Retail Lease Rates – Who is underwriting this stuff?

Something that I am beginning to dig into and try to understand around downtown and specifically on the North Shore is what I will loosely call ‘ambitious asking rates’ for vacant retail spaces.

While it is clear that downtown and the north shore are ‘under-retailed’ by just looking at the increase in residential units and the changing demographics all the new construction is asking national retail rates for their spaces.  This would work provided regional and national retailers were clamoring to plant their flags in the city. As yet that does not appear to be the case.

But the trend continues with proposed, in process and completed new spaces – even those like the retail adjacent to Whole Foods – asking for base retail rates of $25 – $30psf.

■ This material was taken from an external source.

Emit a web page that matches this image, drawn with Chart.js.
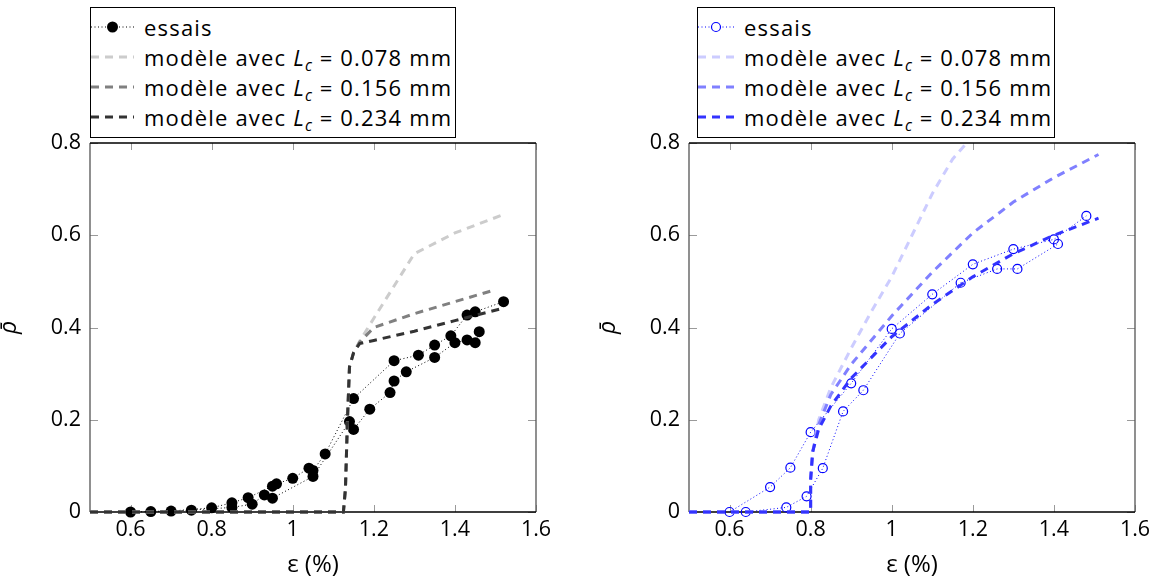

Simple math will tell you that the number of local retailers who can justify paying that kind of a rate ($75,000 – $90,000/yr on 3,000sf) is very very small and yet it continues and the properties do not seem to be motivated to do anything about it.

In my experience this type of thing occurs when those underwriting the project (bank / equity partner / etc) initially over estimate the potential retail rate in order to make a pro forma look better.  This causes a situation where adjusting the rate to where the space will actually be leased is like admitting a mistake. It is rare that I see these things corrected before things become financially distressed or the person overseeing the project is replaced by a fresh set of eyes.

It’s good to be proud and to aim for being a first tier city capable of commanding national level rents it’s far better to grow the local retail base to support it. The loyalty of locals is invaluable to supporting these projects long term vitality.